“THERE’S a bull just over there,” I warned a walker scrambling over a low stone wall into the field I was sitting in while John went off to do a spot of fishing.

Quite a bull too. A Highland bull with a rare set of horns who might be quite keen to defend his cows and calves. I might not have issued the warning, but the guy had a spaniel with him.

If there was an accident the cow/bull would come off as the villainess/villain.

The walker did not even have the dog on a lead and the field he had just walked through was full of sheep and lambs.

The sight of the bull stirred him up and his spaniel was clipped into a lead and he was over the next wall and back out of the field in a trice. In fact, it is like sitting in the middle of a walkers' motorway.

While I am here in the car with my vacuum flask and iPad tapping away, a stream of brightly clad, hardy folk are trudging past. I feel quite a fraud, although I will join John shortly, but an unintentional slalom down our stairs has slowed me up.

It happened thus. I had gone to fetch John’s bee suit from the attic bedroom. Glowing with pride that I actually knew where something was for once, I tripped lightly down the attic stairs. Then slid down them with a crash.

Somehow my right foot and leg twisted beneath me. The upshot was I am limping around with a set of glorious bruises. John even ungallantly compared one part of my anatomy to the vivid colouring you see on a male baboons posterior.

With such an unsympathetic response to the injuries, I must admit to a little revengeful glee when a bee managed to sting him through the veil on his headgear, but this was tinged with regret that the bee would have died defending the hive.

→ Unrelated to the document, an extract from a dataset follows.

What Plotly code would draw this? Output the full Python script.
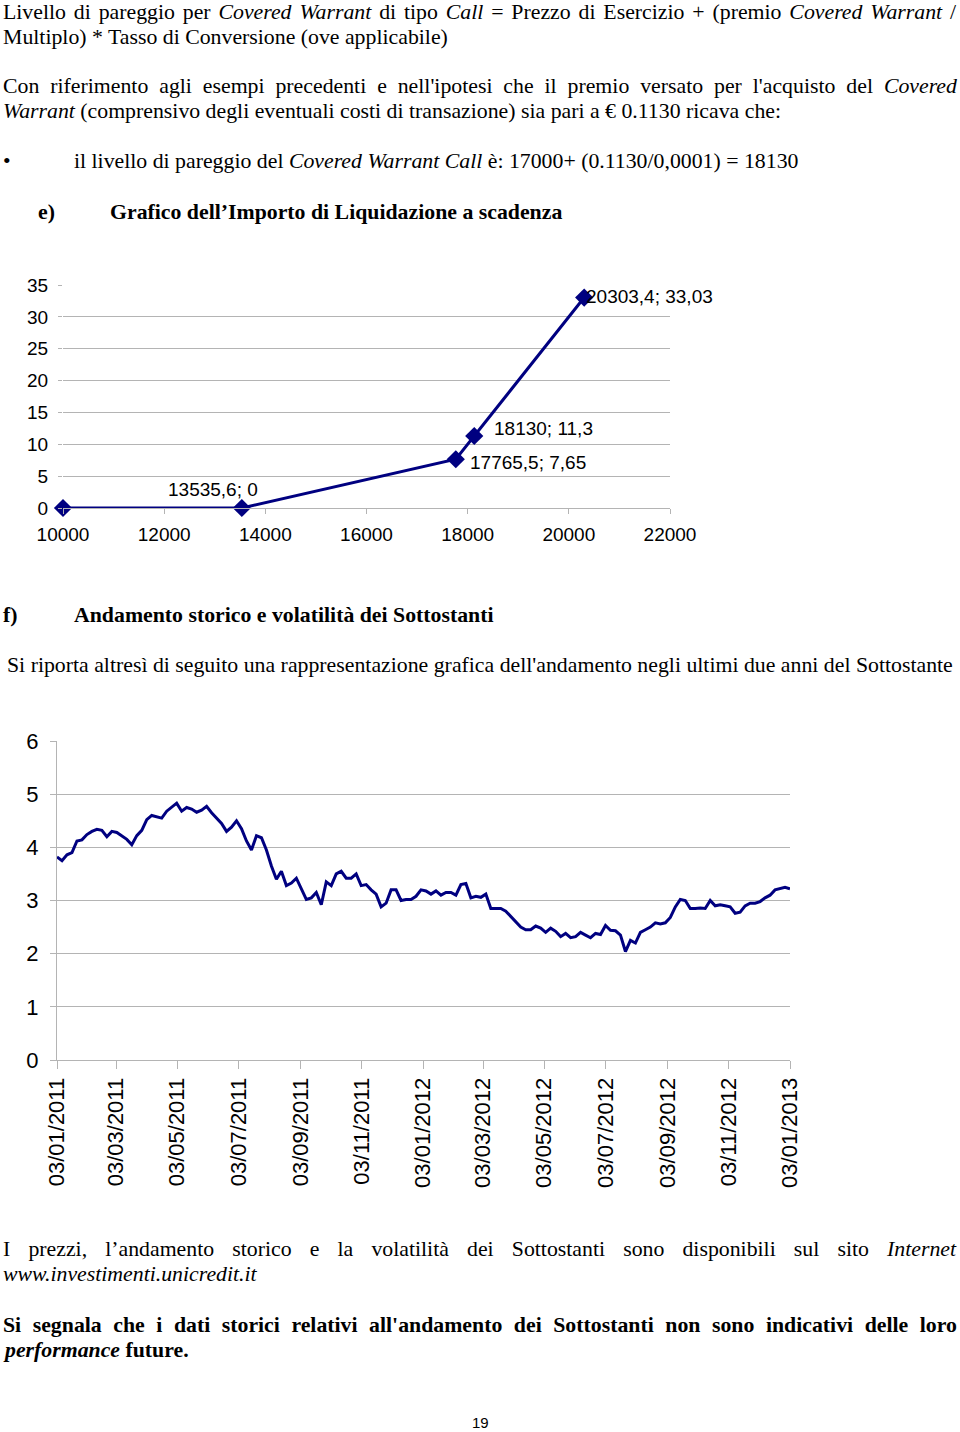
import json
import plotly.graph_objects as go
import pandas as pd

W, H = 960, 1432

# --- chart e) payoff at expiry ---
payoff_x = [10000, 13535.6, 17765.5, 18130, 20303.4]
payoff_y = [0, 0, 7.65, 11.3, 33.03]
payoff_yticks = [0, 5, 10, 15, 20, 25, 30, 35]
payoff_xticks = [10000, 12000, 14000, 16000, 18000, 20000, 22000]

# --- chart f) underlying history, 03/01/2011 - 03/01/2013 (read every ~5 days) ---
hist_start = "2011-01-03"
hist_end = "2013-01-03"
hist_values = [
    3.82, 3.75, 3.86, 3.90, 4.12, 4.14, 4.24, 4.30, 4.34, 4.32,
    4.20, 4.30, 4.28, 4.22, 4.15, 4.05, 4.22, 4.32, 4.52, 4.60,
    4.58, 4.55, 4.68, 4.75, 4.83, 4.68, 4.75, 4.72, 4.66, 4.70,
    4.77, 4.65, 4.55, 4.45, 4.30, 4.38, 4.50, 4.35, 4.12, 3.95,
    4.22, 4.18, 3.95, 3.65, 3.40, 3.55, 3.28, 3.33, 3.42, 3.22,
    3.02, 3.05, 3.15, 2.92, 3.35, 3.28, 3.50, 3.55, 3.42, 3.42,
    3.50, 3.28, 3.30, 3.20, 3.12, 2.88, 2.95, 3.20, 3.20, 3.00,
    3.02, 3.02, 3.08, 3.20, 3.18, 3.12, 3.18, 3.10, 3.15, 3.15,
    3.10, 3.30, 3.32, 3.05, 3.08, 3.06, 3.12, 2.85, 2.85, 2.85,
    2.80, 2.70, 2.58, 2.50, 2.45, 2.45, 2.52, 2.48, 2.40, 2.48,
    2.42, 2.32, 2.38, 2.30, 2.32, 2.40, 2.35, 2.30, 2.38, 2.36,
    2.53, 2.44, 2.43, 2.35, 2.04, 2.25, 2.20, 2.40, 2.45, 2.50,
    2.58, 2.56, 2.58, 2.68, 2.88, 3.02, 3.00, 2.85, 2.85, 2.86,
    2.85, 3.00, 2.90, 2.92, 2.90, 2.88, 2.76, 2.78, 2.90, 2.95,
    2.95, 2.98, 3.05, 3.10, 3.20, 3.22, 3.25, 3.22,
]
hist_yticks = [0, 1, 2, 3, 4, 5, 6]
hist_dates = pd.date_range(hist_start, hist_end, periods=len(hist_values))

NAVY = '#000080'
GRID = '#b4b4b4'
SERIF = 'Liberation Serif'
SANS = 'Liberation Sans'
BODY = 21.8


def py(px):
    """page pixel (from top) -> paper coordinate"""
    return 1 - px / H


def px_x(px):
    return px / W


fig = go.Figure()

fig.add_trace(go.Scatter(
    x=payoff_x, y=payoff_y, mode='lines+markers',
    line=dict(color=NAVY, width=3),
    marker=dict(symbol='diamond', size=14, color=NAVY),
    xaxis='x', yaxis='y', showlegend=False, cliponaxis=False,
))

fig.add_trace(go.Scatter(
    x=hist_dates, y=hist_values, mode='lines',
    line=dict(color=NAVY, width=3),
    xaxis='x2', yaxis='y2', showlegend=False,
))

# point labels on the payoff chart
label_shift = [None, (-29, 19, 'center'), (12, -3, 'left'), (18, 8, 'left'), (0, 1, 'left')]
for xv, yv, sh in zip(payoff_x, payoff_y, label_shift):
    if sh is None:
        continue
    xs = f"{xv:g}".replace('.', ',')
    ys = f"{yv:g}".replace('.', ',')
    fig.add_annotation(
        x=xv, y=yv, xref='x', yref='y', text=f"{xs}; {ys}",
        showarrow=False, xanchor=sh[2], xshift=sh[0], yshift=sh[1],
        font=dict(family=SANS, size=19, color='black'),
    )

# page text; justified lines get stretched to full width in the browser
justify = {}


def txt(x, y, text, size=BODY, family=SERIF, anchor='left', width=None):
    if width:
        justify[str(len(fig.layout.annotations))] = width
    fig.add_annotation(
        x=px_x(x), y=py(y), xref='paper', yref='paper', text=text,
        showarrow=False, xanchor=anchor, yanchor='middle', align='left',
        font=dict(family=family, size=size, color='black'),
    )


txt(1, 12, "Livello di pareggio per <i>Covered Warrant</i> di tipo <i>Call</i> = Prezzo di Esercizio + (premio <i>Covered Warrant</i> /", width=954)
txt(1, 37, "Multiplo) * Tasso di Conversione (ove applicabile)")
txt(1, 86, "Con riferimento agli esempi precedenti e nell'ipotesi che il premio versato per l'acquisto del <i>Covered</i>", width=954)
txt(1, 111, "<i>Warrant</i> (comprensivo degli eventuali costi di transazione) sia pari a € 0.1130 ricava che:")
txt(1, 161, "•")
txt(72, 161, "il livello di pareggio del <i>Covered Warrant Call</i> è: 17000+ (0.1130/0,0001) = 18130")
txt(36, 212, "<b>e)</b>")
txt(108, 212, "<b>Grafico dell’Importo di Liquidazione a scadenza</b>")
txt(1, 615, "<b>f)</b>")
txt(72, 615, "<b>Andamento storico e volatilità dei Sottostanti</b>")
txt(5, 665, "Si riporta altresì di seguito una rappresentazione grafica dell'andamento negli ultimi due anni del Sottostante")
txt(1, 1249, "I prezzi, l’andamento storico e la volatilità dei Sottostanti sono disponibili sul sito <i>Internet</i>", width=954)
txt(1, 1274, "<i>www.investimenti.unicredit.it</i>")
txt(1, 1325, "<b>Si segnala che i dati storici relativi all'andamento dei Sottostanti non sono indicativi delle loro</b>", width=954)
txt(1, 1350, "<b><i>performance</i> future.</b>")
txt(480, 1422, "19", size=15, family=SANS, anchor='center')

fig.update_layout(
    width=W, height=H,
    margin=dict(l=0, r=0, t=0, b=0, autoexpand=False),
    paper_bgcolor='white', plot_bgcolor='white',
    font=dict(family=SANS, color='black'),
    xaxis=dict(
        domain=[px_x(63), px_x(670)], range=[10000, 22000],
        tickvals=payoff_xticks, tickformat='d', ticks='outside', ticklen=5, tickcolor=GRID,
        ticklabelstandoff=4,
        showgrid=False, showline=True, linecolor=GRID, zeroline=False, automargin=False,
        tickfont=dict(family=SANS, size=19), anchor='y',
    ),
    yaxis=dict(
        domain=[py(508), py(285)], range=[0, 35],
        tickvals=payoff_yticks, ticks='outside', ticklen=4, tickcolor=GRID,
        ticklabelstandoff=6,
        showgrid=True, gridcolor=GRID, showline=False, zeroline=False, automargin=False,
        tickfont=dict(family=SANS, size=19), anchor='x',
    ),
    xaxis2=dict(
        domain=[px_x(57), px_x(790)], range=[hist_start, hist_end],
        tick0=hist_start, dtick='M2', tickformat='%d/%m/%Y', tickangle=-90,
        ticks='outside', ticklen=8, tickcolor=GRID,
        showgrid=False, showline=True, linecolor=GRID, zeroline=False, automargin=False,
        tickfont=dict(family=SANS, size=22), anchor='y2',
    ),
    yaxis2=dict(
        domain=[py(1060), py(741)], range=[0, 6],
        tickvals=hist_yticks, ticks='outside', ticklen=6, tickcolor=GRID,
        ticklabelstandoff=7,
        showgrid=True, gridcolor=GRID, showline=True, linecolor=GRID, zeroline=False, automargin=False,
        tickfont=dict(family=SANS, size=22), anchor='x2',
    ),
)

post = """
document.body.style.margin = '0';
var gd = document.getElementById('{plot_id}');
var targets = %s;
function justify() {
  gd.querySelectorAll('g.annotation').forEach(function (g) {
    var idx = g.getAttribute('data-index');
    if (!(idx in targets)) return;
    var t = g.querySelector('text.annotation-text');
    if (!t) return;
    if (t.dataset.tf === undefined) t.dataset.tf = t.getAttribute('transform') || '';
    t.setAttribute('transform', t.dataset.tf);
    t.style.wordSpacing = '0px';
    var b0 = t.getBBox();
    var n = (t.textContent.match(/ /g) || []).length;
    if (!n) return;
    t.style.wordSpacing = ((targets[idx] - b0.width) / n) + 'px';
    var b1 = t.getBBox();
    t.setAttribute('transform', t.dataset.tf + ' translate(' + (b0.x - b1.x) + ',0)');
  });
}
justify();
if (document.fonts) document.fonts.ready.then(justify);
""" % json.dumps(justify)

fig.write_html("out.html", post_script=post, config={'displayModeBar': False})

John had been looking in the hive for queen cells, of which there were none.

Apparently there are swarm cells, supersedure cells and emergency queen cells. But our bees are not producing new queens for a swarm, do not intend to replace the existing queen because she is not up to the job, and haven't lost their existing monarch.

It appears that scheming, murdering, back stabbing and an untimely death is as common in the royal bee world as it has been in the history of our own monarchy. Long live our current queens then.